Title

Ground Penetrating Radar Imaging of an Aquifer During a Pumping Test

Document Type

Article

Publication Date

7-1-2000

Abstract

We have imaged the temporal and spatial response of an unconfined aquifer during a pumping test using ground penetrating radar (GPR) profiling. In particular, we have observed the transient behavior of the reflection generated by the water content variation occurring in the transition zone between the overlying residually saturated material and the water saturated capillary fringe below. The progressive arrival time delay of this reflection was measured and used to infer its drawdown that occurred during the pumping test. We also observed several other phenomena on the GPR profiles that are related to drainage: (1) the development of a series of diffractions indicating localized irregularities in water saturation and (2) the velocity pull-up of stratigraphic reflections due to increased electromagnetic (EM) wave velocity in the overlying section.
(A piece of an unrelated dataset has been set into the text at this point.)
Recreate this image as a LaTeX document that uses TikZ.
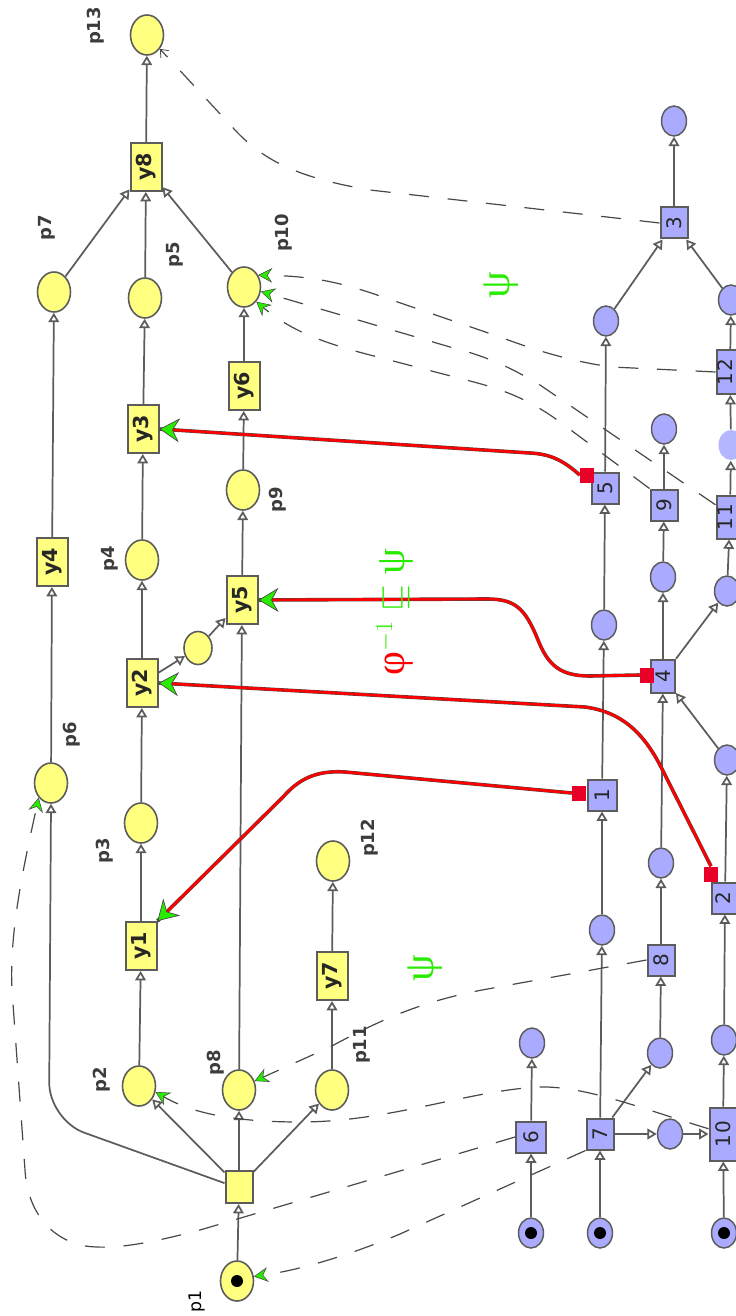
\RequirePackage{fix-cm}
\documentclass[tikz,border=0pt]{standalone}
\usepackage{fontspec}
\usepackage{graphicx}
\setmainfont{DejaVu Sans}
\newfontfamily\serifgr{Liberation Serif}
\usetikzlibrary{arrows.meta,shapes.geometric}
\definecolor{yfill}{RGB}{255,255,128}
\definecolor{bfill}{RGB}{170,170,255}
\definecolor{bfilllight}{RGB}{180,182,255}
\definecolor{lgray}{RGB}{92,92,92}
\definecolor{dgray}{RGB}{72,72,72}
\definecolor{txtgray}{RGB}{60,60,60}
\definecolor{redl}{RGB}{255,0,0}
\definecolor{redsq}{RGB}{232,0,40}
\definecolor{tgreen}{RGB}{40,235,0}
\begin{document}
\begin{tikzpicture}[x=0.75pt,y=-0.75pt,
  yp/.style={ellipse,draw=lgray,line width=1.2pt,fill=yfill,minimum width=24.75pt,minimum height=30pt,inner sep=0pt},
  yt/.style={rectangle,draw=lgray,line width=1.5pt,fill=yfill,minimum width=23.25pt,minimum height=36pt,inner sep=0pt,font=\fontsize{15.5pt}{16pt}\selectfont\bfseries,text=black!85},
  bp/.style={ellipse,draw=lgray,line width=1.1pt,fill=bfill,minimum width=18.75pt,minimum height=22.5pt,inner sep=0pt},
  bt/.style={rectangle,draw=lgray,line width=1.5pt,fill=bfill,minimum width=20.25pt,minimum height=23.25pt,inner sep=0pt,font=\fontsize{15pt}{16pt}\selectfont,text=black!85},
  rsq/.style={rectangle,fill=redsq,minimum width=10.5pt,minimum height=11.25pt,inner sep=0pt},
  plab/.style={rotate=90,font=\fontsize{13.5pt}{14pt}\selectfont\bfseries,text=txtgray,inner sep=0pt},
  arc/.style={draw=lgray,line width=1.3pt,-{Triangle[length=7pt,width=8pt,fill=white]}},
  dlink/.style={draw=dgray,line width=0.9pt,dash pattern=on 15pt off 14pt},
  gtip/.style={-{Stealth[length=10.5pt,width=11pt,inset=3.5pt,fill=tgreen,color=dgray,line width=0.4pt]}},
  redlink/.style={draw=redl,line width=2pt,preaction={draw=dgray,line width=2.7pt,arrows=-}},
  rtip/.style={-{Stealth[length=15pt,width=18pt,inset=5pt,fill=tgreen,color=dgray,line width=0.5pt]}},
  glab/.style={text=tgreen,font=\fontsize{32pt}{32pt}\selectfont\serifgr,rotate=90,inner sep=0pt}
]
\useasboundingbox (0,0) rectangle (735,1316);

% ---------- yellow net ----------
\node[yp] (p13) at (147,35) {};
\node[yt] (y8) at (146,167) {\rotatebox{90}{y8}};
\node[yp] (p7) at (54,292) {};
\node[yp] (p5) at (145,298) {};
\node[yp] (p10) at (244,287) {};
\node[yt] (y6) at (244,386) {\rotatebox{90}{y6}};
\node[yt] (y3) at (143,429) {\rotatebox{90}{y3}};
\node[yp] (p9) at (243,490) {};
\node[yt] (y4) at (52,562) {\rotatebox{90}{y4}};
\node[yp] (p4) at (142,560) {};
\node[yt] (y5) at (242,600) {\rotatebox{90}{y5}};
\node[yp,minimum width=21pt,minimum height=24.75pt] (ps) at (198,648) {};
\node[yt] (y2) at (142,683) {\rotatebox{90}{y2}};
\node[yp] (p6) at (51,783) {};
\node[yp] (p3) at (141,823) {};
\node[yp] (p12) at (333,861) {};
\node[yt] (y1) at (141,946) {\rotatebox{90}{y1}};
\node[yt] (y7) at (332,976) {\rotatebox{90}{y7}};
\node[yp] (p2) at (139,1086) {};
\node[yp] (p8) at (239,1090) {};
\node[yp] (p11) at (332,1090) {};
\node[yt,minimum width=20.25pt,minimum height=24pt] (t0) at (239,1187) {};
\node[yp] (p1) at (237,1281) {};
\fill[black] (p1.center) circle[radius=4.5pt];

% labels
\node[plab] (lp13) at (96,26) {p13};
\node[plab] (lp7) at (47,228) {p7};
\node[plab] (lp5) at (175,255) {p5};
\node[plab] (lp10) at (284,233) {p10};
\node[plab] (lp9) at (278,500) {p9};
\node[plab] (lp4) at (110,559) {p4};
\node[plab] (lp6) at (72,735) {p6};
\node[plab] (lp3) at (105,851) {p3};
\node[plab] (lp12) at (370,838) {p12};
\node[plab] (lp2) at (102,1080) {p2};
\node[plab] (lp8) at (216,1063) {p8};
\node[plab] (lp11) at (362,1045) {p11};
\node[rotate=90,font=\fontsize{13pt}{14pt}\selectfont,text=black,inner sep=0pt] (lp1) at (197,1301) {p1};

% ---------- blue net ----------
\node[bp] (btop) at (674,121) {};
\node[bt] (t3) at (674,223) {\rotatebox{90}{3}};
\node[bp] (bl3) at (606,321) {};
\node[bp] (br3) at (731,300) {};
\node[bt,minimum height=33pt] (t12) at (730,372) {\rotatebox{90}{\raisebox{-1.9pt}[0pt][0pt]{1\kern1.5pt2}}};
\node[bp,draw=none,fill=bfilllight] (bli) at (731,445) {};
\node[bt,minimum height=32.25pt] (t11) at (730,517) {\rotatebox{90}{\raisebox{-1.9pt}[0pt][0pt]{1\kern1.5pt1}}};
\node[bp] (br4) at (727,591) {};
\node[bt] (t5) at (605,488) {\rotatebox{90}{5}};
\node[bp] (b5) at (604,625) {};
\node[bt] (t9) at (664,505) {\rotatebox{90}{9}};
\node[bp] (b9t) at (664,429) {};
\node[bp] (b9b) at (663,577) {};
\node[bt,minimum width=18pt,minimum height=24.75pt] (t4) at (663,676) {\rotatebox{90}{4}};
\node[bp] (b2) at (727,760) {};
\node[bt,minimum width=21.75pt] (t1) at (602,795) {\rotatebox{90}{1}};
\node[bp] (b48) at (661,863) {};
\node[bt] (t2) at (725,898) {\rotatebox{90}{\raisebox{-4pt}[0pt][0pt]{2}}};
\node[bp] (b1) at (602,930) {};
\node[bt] (t8) at (661,960) {\rotatebox{90}{8}};
\node[bp] (b10) at (724,1040) {};
\node[bp] (b8) at (660,1053) {};
\node[bp] (b6) at (532,1043) {};
\node[bt,minimum width=22.5pt] (t6) at (531,1137) {\rotatebox{90}{6}};
\node[bt] (t7) at (600,1134) {\rotatebox{90}{7}};
\node[bp] (b7r) at (670,1134) {};
\node[bt,minimum height=39.75pt] (t10) at (723,1134) {\rotatebox{90}{1\kern1.5pt0}};
\node[bp] (k6) at (531,1233) {};
\node[bp] (k7) at (600,1233) {};
\node[bp] (k10) at (724,1233) {};
\fill[black] (k6.center) circle[radius=4.5pt];
\fill[black] (k7.center) circle[radius=4.5pt];
\fill[black] (k10.center) circle[radius=4.5pt];

% red squares
\node[rsq] (rs5) at (587,475) {};
\node[rsq] (rs4) at (647,675) {};
\node[rsq] (rs1) at (579,793) {};
\node[rsq] (rs2) at (711,874) {};

% ---------- arcs ----------
\begin{scope}[every path/.style={arc}]
\draw (p1) -- (t0);
\draw (t0) -- (p2);
\draw (t0) -- (p8);
\draw (t0) -- (p11);
\draw[rounded corners=28pt] (t0.165) -- (49,1120) -- (p6.south);
\draw (p2) -- (y1);
\draw (y1) -- (p3);
\draw (p3) -- (y2);
\draw (y2) -- (p4);
\draw (p4) -- (y3);
\draw (y3) -- (p5);
\draw (p5) -- (y8);
\draw (y2) -- (ps);
\draw (ps) -- (y5);
\draw (p8) -- (y5);
\draw (y5) -- (p9);
\draw (p9) -- (y6);
\draw (y6) -- (p10);
\draw (p10) -- (y8);
\draw (p6) -- (y4);
\draw (y4) -- (p7);
\draw (p7) -- (y8);
\draw (y8) -- (p13);
\draw (p11) -- (y7);
\draw (y7) -- (p12);
% blue
\draw (k6) -- (t6);
\draw (t6) -- (b6);
\draw (k7) -- (t7);
\draw (t7) -- (b7r);
\draw (t7) -- (b8);
\draw (t7) -- (b1);
\draw (b7r) -- (t10);
\draw (k10) -- (t10);
\draw (t10) -- (b10);
\draw (b10) -- (t2);
\draw (t2) -- (b2);
\draw (b2) -- (t4);
\draw (b8) -- (t8);
\draw (t8) -- (b48);
\draw (b48) -- (t4);
\draw (t4) -- (b9b);
\draw (t4) -- (br4);
\draw (b9b) -- (t9);
\draw (t9) -- (b9t);
\draw (b1) -- (t1);
\draw (t1) -- (b5);
\draw (b5) -- (t5);
\draw (t5) -- (bl3);
\draw (bl3) -- (t3);
\draw (br3) -- (t3);
\draw (br4) -- (t11);
\draw (t11) -- (bli);
\draw (bli) -- (t12);
\draw (t12) -- (br3);
\draw (t3) -- (btop);
\end{scope}

% ---------- dashed links ----------
\draw[dlink,-{Straight Barb[length=5pt,width=8pt,line width=0.6pt]}] (t3.west) -- (370,190) .. controls (300,178) and (265,162) .. (235,130) -- (p13);
\draw[dlink,gtip] (t12.west) -- (612,367) .. controls (575,362) and (540,352) .. (500,337) -- (380,296) .. controls (340,282) and (310,276) .. (p10.40);
\draw[dlink,gtip] (t11.140) -- (540,385) .. controls (515,370) and (490,357) .. (450,347) -- (p10.-15);
\draw[dlink,gtip] (t9.north west) -- (560,422) .. controls (530,400) and (505,390) .. (470,381) -- (370,355) .. controls (320,342) and (290,330) .. (p10.-50);
\draw[dlink,gtip] (t8.west) -- (482,990) .. controls (420,1002) and (380,1020) .. (330,1047) -- (p8.30);
\draw[dlink,gtip] (t10.160) .. controls (640,1108) and (585,1086) .. (540,1087) .. controls (470,1090) and (390,1122) .. (300,1122) .. controls (230,1122) and (190,1112) .. (p2.-20);
\draw[dlink,gtip] (t6.west) -- (200,1230) .. controls (150,1243) and (115,1250) .. (85,1246) .. controls (45,1238) and (27,1205) .. (25,1170) -- (12,990) .. controls (9,930) and (25,860) .. (p6.-130);
\draw[dlink,gtip] (t7.south west) -- (400,1234) .. controls (350,1255) and (300,1270) .. (p1.15);

% ---------- red links ----------
\draw[redlink,rtip] (rs5.west) .. controls (565,462) and (552,454) .. (530,453) -- (y3.east);
\draw[redlink,rtip] (rs4.west) -- (590,676) .. controls (560,676) and (548,665) .. (538,640) .. controls (525,608) and (515,599) .. (487,599) -- (y5.east);
\draw[redlink,rtip] (rs1.west) -- (345,772) .. controls (315,770) and (298,780) .. (283,797) -- (y1.north east);
\draw[redlink,rtip] (rs2.north) -- (660,765) .. controls (643,733) and (622,712) .. (585,707) -- (y2.east);

% ---------- green labels ----------
\node[glab] (psiA) at (501,285) {ψ};
\node[glab] (psiB) at (425,968) {ψ};
\node[rotate=90,inner sep=0pt,font=\fontsize{26pt}{26pt}\selectfont] (rel) at (395,612) {$\mbox{\fontsize{31pt}{31pt}\selectfont\serifgr\color{red}φ}^{\color{tgreen}-1}\mathrel{\color{tgreen}\sqsubseteq}\mbox{\fontsize{31pt}{31pt}\selectfont\serifgr\color{tgreen}ψ}$};
\end{tikzpicture}
\end{document}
Comparing the GPR profiling data and piezometer measurements, we have observed that the drawdown of the transition zone reflection is smaller and delayed relative to the measured hydraulic head drawdown. From the combined GPR and piezometer data, we have inferred that a 0.20 m increase in the combined thickness of the transition zone and capillary fringe occurred before the drawdown of the GPR transition zone reflection commenced. Once achieved, this 0.20 m increased thickness remained for the duration of the pumping test. Using the distance-drawdown relationship obtained from GPR profiling, we have estimated the drained water volume due to the downward movement of the transition zone. The results of our analysis account for only a fraction of the pumping well production, approximately 45% on the first day and about 25% on the second day. Of the various reasons examined to explain this result, we have concluded that it is likely that the behavior of the GPR reflection originating from the transition zone is representative of the shallower, less saturated portion of the transition zone and undetected drainage is occurring in the deeper, more saturated portion of the transition zone.